De nos jours, le KGB est toujours en place et Vladimir Poutine était à sa tête avant l'arrivée d'Eltsine au pouvoir,.
Pendant plus de vingt ans (1972-1990) le Comité de Soutien aux Juifs d'URSS s'est déplacé afin de sensibiliser le public, le motiver. Ainsi, nous avons été à Metz, Colmar, Mulhouse et Zurich. Par ailleurs, nous avons participé à des conférences à Paris, Bruxelles et Jérusalem.
Au moyen d'affiches, d'articles, de tracts, de défilés dans la ville, nous avons maintenu une pression dans les médias pour éviter une démobilisation.
Notre génération a été marquée par des évènements exceptionnels qui ont fait date dans l'histoire de l'humanité mais aussi dans l'histoire du peuple juif.
La Shoa qui a vu disparaître la moitié du peuple juif en fumée à Auschwitz.
La bombe d'Hiroshima qui a mis fin à la deuxième guerre mondiale.
La résurrection de l'état d'Israël sont des évènements historiques de première importance.
Le réveil de la conscience juive en URSS après trois générations de communisme – régime qui s'est livré à un vrai génocide culturel de la deuxième collectivité juive de la diaspora en nombre, est pour nous également un événement majeur que l'on peut comparer à l'écroulement du mur de Berlin.
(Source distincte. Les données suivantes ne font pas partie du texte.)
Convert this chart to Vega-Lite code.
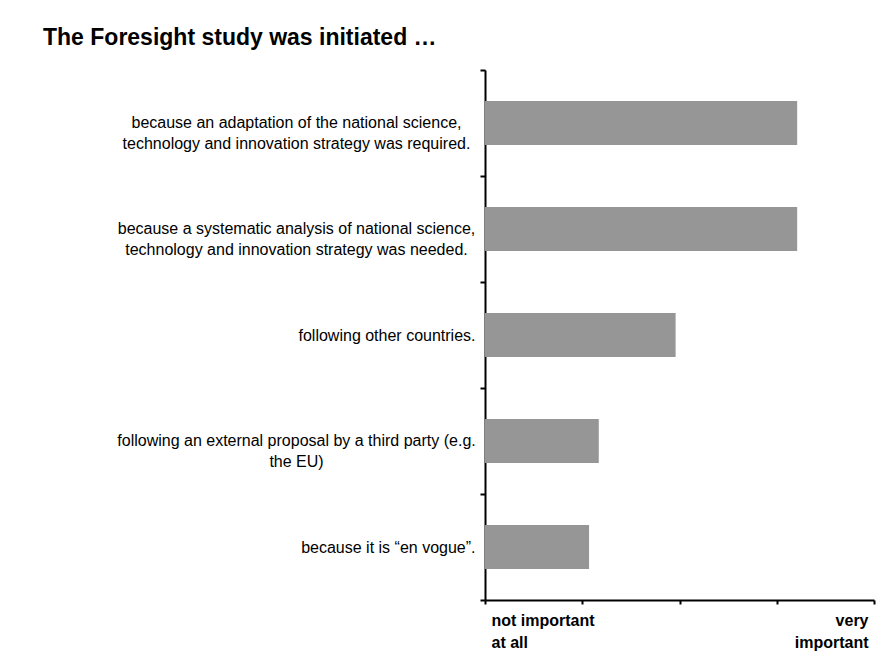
{
  "$schema": "https://vega.github.io/schema/vega-lite/v6.json",
  "width": 389,
  "height": 530,
  "autosize": {"type": "none"},
  "padding": {"left": 485, "top": 70, "right": 8, "bottom": 68},
  "background": "white",
  "title": {
    "text": "The Foresight study was initiated …",
    "anchor": "start",
    "frame": "group",
    "font": "Liberation Sans",
    "fontSize": 23,
    "fontWeight": "bold",
    "color": "black",
    "offset": 0,
    "dx": -442,
    "dy": -12
  },
  "data": {
    "values": [
      {"reason": "because an adaptation of the national science,|technology and innovation strategy was required.", "importance": 4.21},
      {"reason": "because a systematic analysis of national science,|technology and innovation strategy was needed.", "importance": 4.21},
      {"reason": "following other countries.", "importance": 2.96},
      {"reason": "following an external proposal by a third party (e.g.|the EU)", "importance": 2.17},
      {"reason": "because it is “en vogue”.", "importance": 2.07}
    ]
  },
  "encoding": {
    "y": {
      "field": "reason",
      "type": "nominal",
      "sort": null,
      "scale": {"paddingInner": 0, "paddingOuter": 0}
    },
    "x": {
      "field": "importance",
      "type": "quantitative",
      "scale": {"domain": [1, 5]},
      "axis": {
        "title": null,
        "values": [1, 2, 3, 4, 5],
        "grid": false,
        "labelExpr": "datum.value == 1 ? ['not important', 'at all'] : datum.value == 5 ? ['very', 'important'] : ''",
        "labelFont": "Liberation Sans",
        "labelFontWeight": "bold",
        "labelFontSize": 16,
        "labelLineHeight": 22,
        "labelColor": "black",
        "labelOverlap": false,
        "labelBaseline": "top",
        "labelPadding": 8,
        "labelFlush": true,
        "labelFlushOffset": -6,
        "tickSize": 4,
        "tickWidth": 2,
        "tickColor": "black",
        "domainColor": "black",
        "domainWidth": 2
      }
    },
    "x2": {"datum": 1}
  },
  "layer": [
    {
      "mark": {"type": "bar", "color": "#969696", "height": {"band": 0.415}},
      "encoding": {
        "y": {
          "field": "reason",
          "type": "nominal",
          "sort": null,
          "axis": {
            "orient": "left",
            "title": null,
            "labelExpr": "indexof(datum.label, '|') >= 0 ? '' : datum.label",
            "labelFont": "Liberation Sans",
            "labelFontSize": 16,
            "labelColor": "black",
            "labelLimit": 500,
            "labelOverlap": false,
            "labelAlign": "right",
            "labelPadding": 5,
            "tickBand": "extent",
            "tickSize": 5,
            "tickWidth": 2,
            "tickColor": "black",
            "domainColor": "black",
            "domainWidth": 2
          }
        }
      }
    },
    {
      "mark": {"type": "bar", "color": "#969696", "fillOpacity": 0, "height": {"band": 0.415}},
      "encoding": {
        "y": {
          "field": "reason",
          "type": "nominal",
          "sort": null,
          "axis": {
            "orient": "left",
            "title": null,
            "labelExpr": "indexof(datum.label, '|') >= 0 ? split(datum.label, '|') : ''",
            "labelFont": "Liberation Sans",
            "labelFontSize": 16,
            "labelLineHeight": 21,
            "labelColor": "black",
            "labelLimit": 500,
            "labelOverlap": false,
            "labelAlign": "center",
            "labelPadding": 189,
            "ticks": false,
            "domain": false
          }
        }
      }
    }
  ],
  "resolve": {"axis": {"y": "independent"}},
  "config": {"view": {"stroke": null}}
}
Et puis l'histoire s'est accélérée, tout est allé très vite, les portes de l'URSS se sont ouvertes et les juifs d'URSS ont pu sortir.
C'est par centaine de milliers qu'ils sont arrivés en Israël et jusqu'à ce jour 'c'est plus d'un million de Russes qui ont débarqué dans le pays et qui s'y sont installé
Le miracle est arrivé, ils sont partis sans regret et sans crainte pour découvrir un monde nouveau.
Les difficultés n'ont pas manqué. Des problèmes de logement, d'emploi, des structures économiques et sociales insuffisantes. La situation n'est pas facile. Cette arrivée massive des juifs d'Union Soviétique est l'un des grands défis de l'histoire sioniste. Leur intégration dans le pays se fait bien et leur rencontre avec les israéliens est réussie. Une vie nouvelle a commencé pour eux, une vie de liberté.
"L'an prochain à Jérusalem", vœu qui achève la cérémonie de la soirée pascale est devenu pour les Juifs d'URSS une réalité.